Until now people have been using the internet primarily for private and professional purposes. Now we are witnessing a trend where the use of artificial intelligence in smart environments is gaining significant traction. This means that objects around us are becoming more intelligent: I call them ‘smart-X’ – examples being smart city, smart home and smart manufacturing. A prominent example of this phenomenon is the driverless car.
But ‘connectivity’ is the key. For an environment to become smart, an intelligent system needs to sense it as we humans would do with our senses, and transmit then the information to a central processor, the equivalent of the human brain.
This process happens usually by electrical impulses sent through the nervous system, or equivalently through our wireless networks. The ‘brain’ processes the data in real time and has the tremendous task of filtering relevant information. In technical terms this is called ‘big data’ or ‘data analytics’.
Next, the intelligent system will act on the available information by moving the legs, or steering the wheel in case of a driverless car.
And this is where LiFi comes in.
In the future, there will be a storm of ‘things’ that will be connected to the internet. There will also be a push towards more intelligent systems to modernise manufacturing and to reduce carbon dioxide emissions, to give just two examples.
In light fidelity we have found a resource equivalent to mineral oil – LiFi can provide the unprecedented and ubiquitous connectivity that drives the new economies
We need more space, and the visible light spectrum is thousand times more plentiful than the entire radio frequency spectrum. The light spectrum is unlicensed and it is not known to cause any health concerns as long as the eye safety regulations are maintained.
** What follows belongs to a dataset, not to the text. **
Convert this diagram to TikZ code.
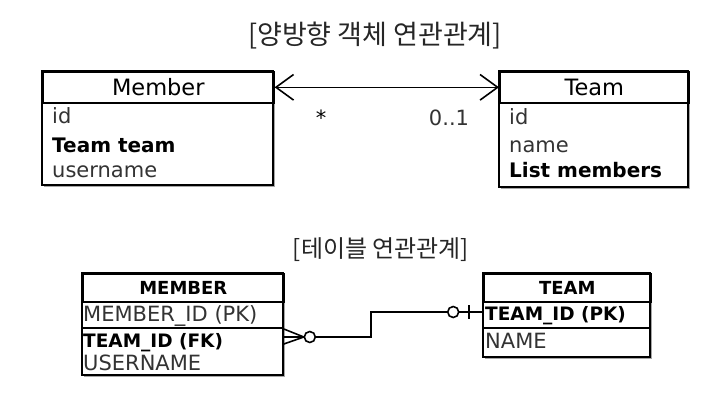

What this means is that in light fidelity we have found a resource equivalent to mineral oil, which was the driver for the energy-based 2nd Industrial Revolution. LiFi can provide the unprecedented and ubiquitous connectivity that drives the new economies, as it holds huge potential for creating future economic success in Europe. The European governments can accelerate this success by helping with large scale LiFi adoption in public buildings and public places, and by developing research programs that will ensure continuous leadership in this field when international competition is gaining significant momentum.
A European spin-off company, pureLiFi Ltd, is currently leading the way in LiFi commercialisation and has already equipped the European lighting industry with LiFi modules. As a result, there is LiFi-enabled equipment available on the market and a number of pilots are underway – for example, at the headquarters of the Sogeprom real estate company in Paris.
Perhaps we are, in fact, entering a new enlightened era.